Poppy (Year 8) wrote:
As part of our History homework in Term 2, we were asked to research the name of someone who fought in World War 1, either from our own family or from a local war memorial. We were then asked to complete their details using a silhouette of a soldier for a commemorative display.
We were asked to do this as our act of remembrance and to commemorate the centenary of the end of WW1 in 1918. I went home and told my dad what I had to do, and he told me that his great, great uncle Lewis Francis Starmer, was in the Army Cyclist Corps. Lewis was just eighteen years old when he joined the British Army in 1914, the year the ‘Great War’ started. Sadly, he died on the 3rd April 1918, just seven months before the Great War ended.

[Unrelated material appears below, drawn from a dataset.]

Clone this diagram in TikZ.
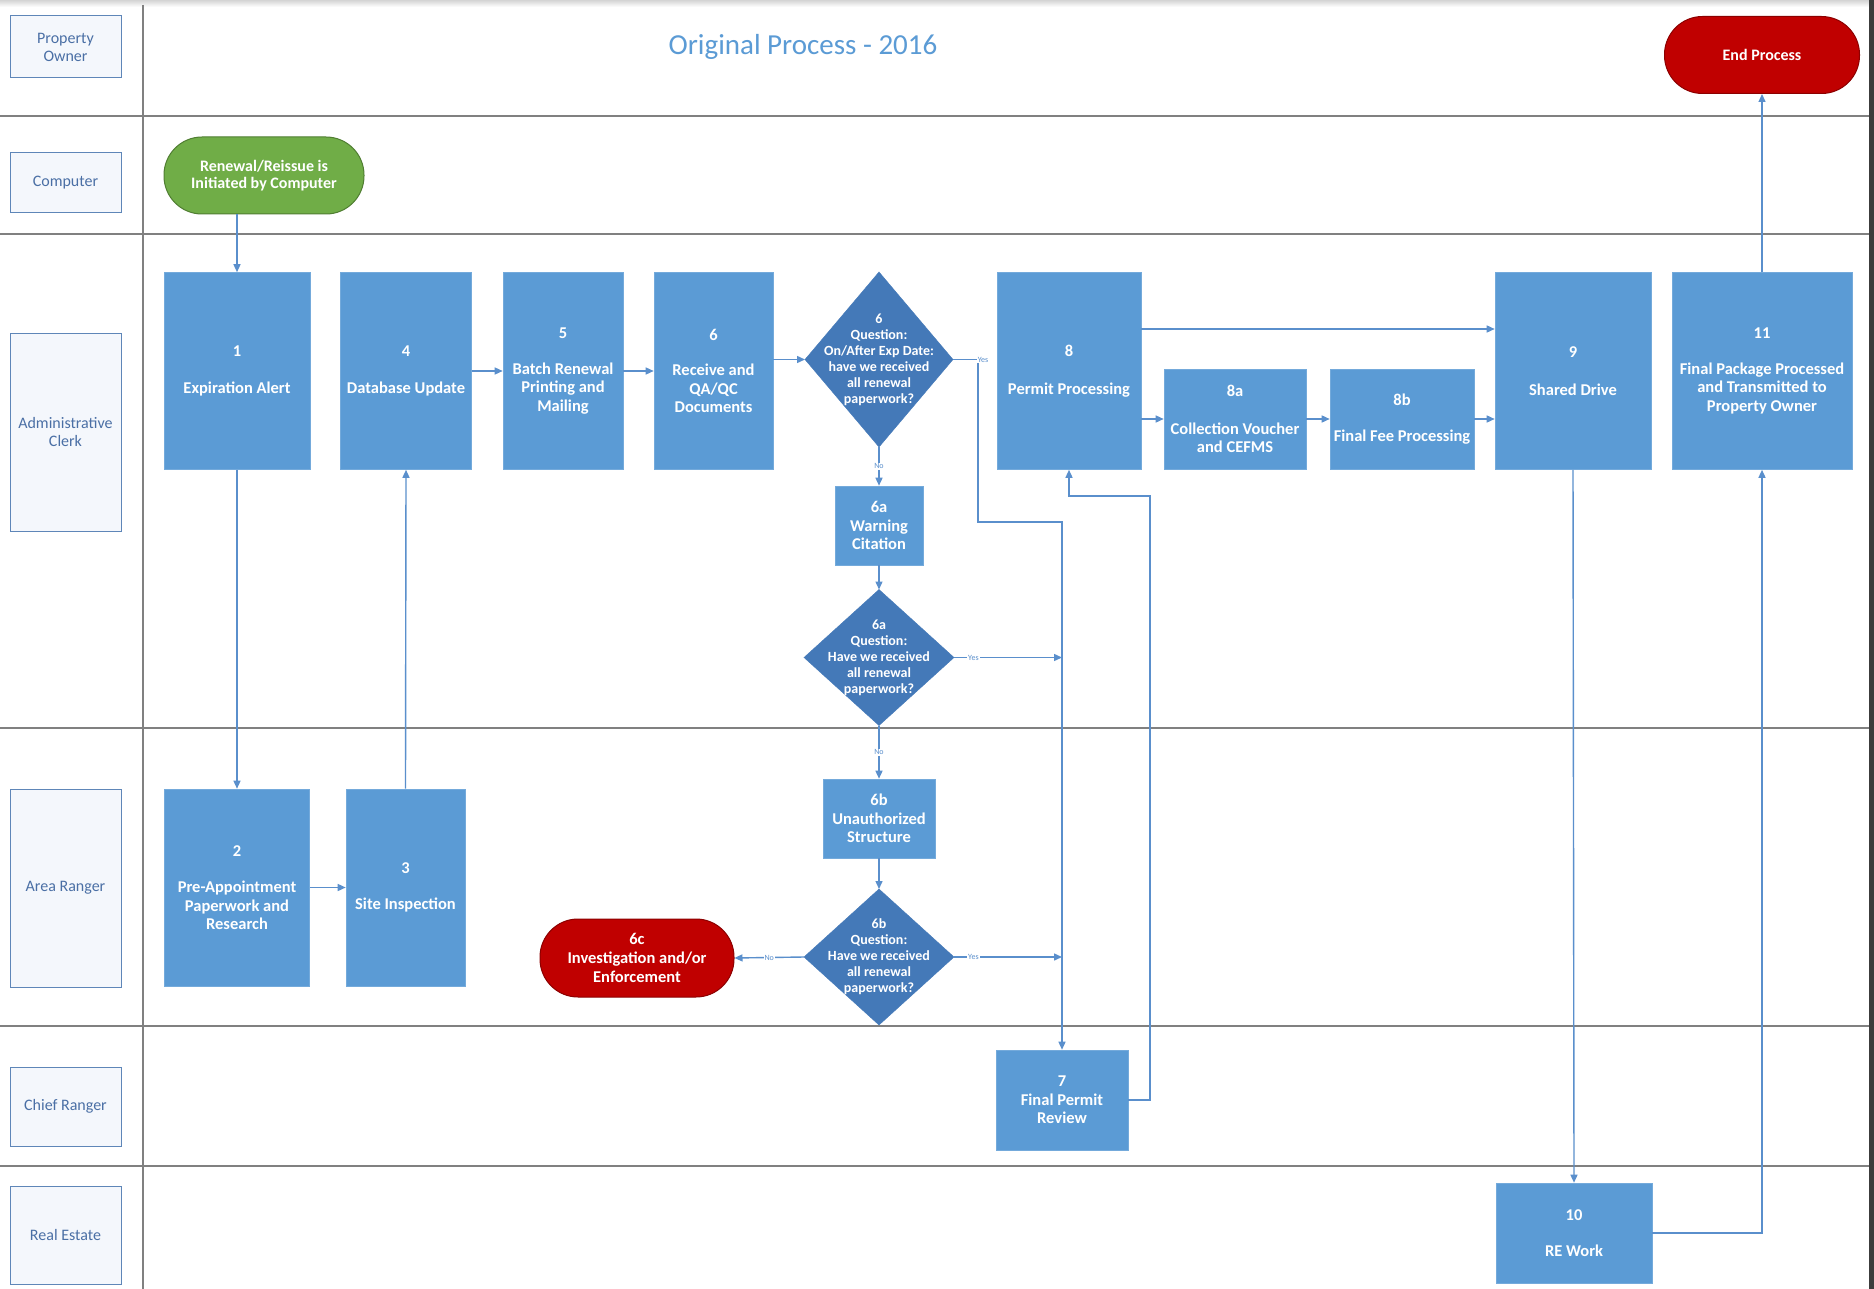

Lewis was in the ‘Army Cyclist Corps’; his role in WW1 was delivering messages to different bases of soldiers, on a bike, and sometimes he used his binoculars to spy on the enemy. Unfortunately, he was shot in the chest, near his heart, whilst cycling on his bike. At the time of being shot, Lewis had a map of Northern Europe in his breast pocket.
I then discovered in a box of the following items; Lewis’ medals from WW1, letters to his parents informing them that Lewis had died in the war and where he was buried, a map that was in his pocket when he was shot in the chest, (you can even see the hole where the bullet went through), as well as photos of him with his family.

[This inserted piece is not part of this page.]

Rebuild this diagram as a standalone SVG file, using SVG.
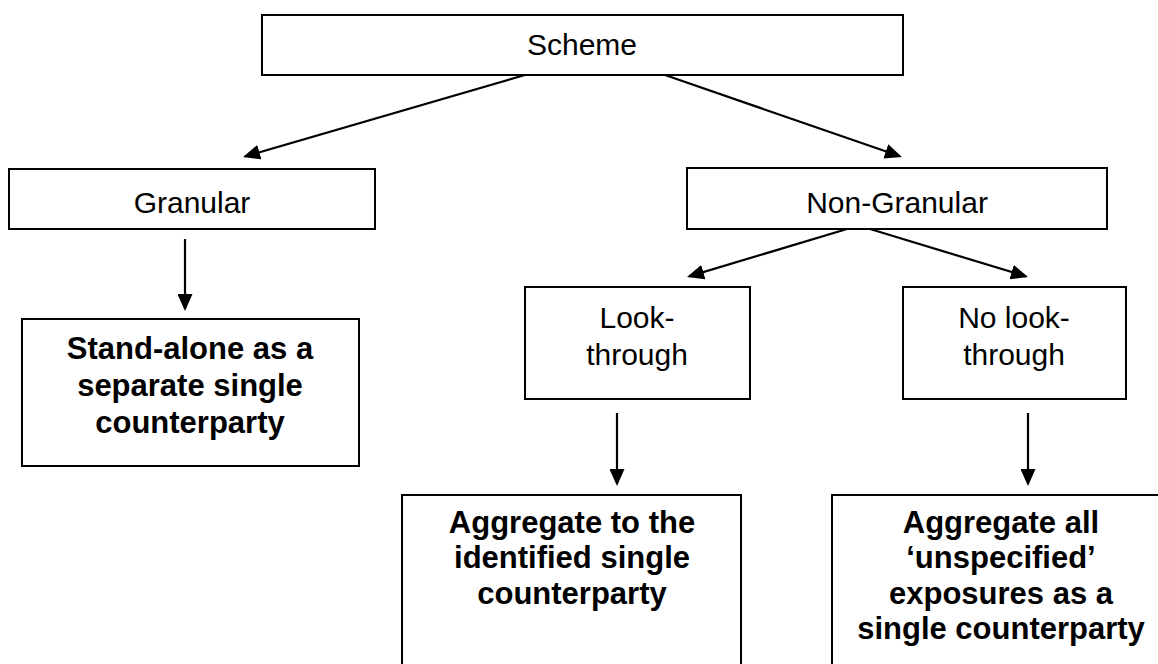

I had a look at his medals, and then did some research and discovered what each medal was awarded for. For example, he received the ‘1914-1915 Star’ medal, for service in specified theatres of war between 5th August 1914 and 31st December 1915. I then shared my family’s story and the box of artefacts in a lesson.
Lewis didn’t have any children, or even get married, and he died very young. However, we will always remember those who died and fought in the war, including Lewis Francis Starmer, 1896-1918.